Midtown (roughly Broadway to Walker Avenue, between NW 16th and NW 23rd Streets) hosts the highest density of Japanese restaurants, with underground and street-level parking available at most locations. Bricktown offers alternative options near the Bricktown Canal, with paid parking structures. Both neighborhoods support foot traffic, meaning you can combine a meal with other dining or entertainment without relocating your car.

Locations near Quail Springs Mall on the north side tend to be newer but more isolated, requiring dedicated trips. Suburban locations sometimes operate with smaller kitchens and staff, meaning service speed and menu breadth may be reduced during peak hours.

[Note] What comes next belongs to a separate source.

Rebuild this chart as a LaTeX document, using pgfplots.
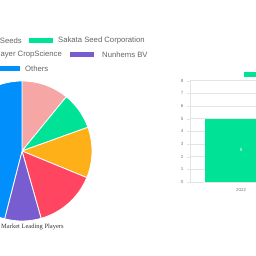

Hours and Service Patterns

Most Japanese restaurants in Oklahoma City close between lunch and dinner service, reopening at 5:00 p.m. This break reflects the staffing and prep model: lunch service runs 11:30 a.m. to 1:30 p.m., afternoon closures allow prep for dinner, then service runs 5:00 p.m. to 10:00 or 11:00 p.m. Few venues maintain continuous service or late-night hours. If you're planning an evening meal, arriving by 8:00 p.m. ensures full menu availability; later arrivals may face limited sushi selections if the kitchen has depleted specialty items.

Practical Approach to Choosing

Decide whether you're prioritizing speed and affordability (ramen, casual yakitori) or specialized preparation and ingredient quality (sushi-focused restaurants). Call ahead for omakase availability or large party seating. For walk-in dining, ramen and casual venues accept groups more readily. Plan weekday lunch visits if you want less crowding; weekends after 6:00 p.m. are consistently busy across all categories.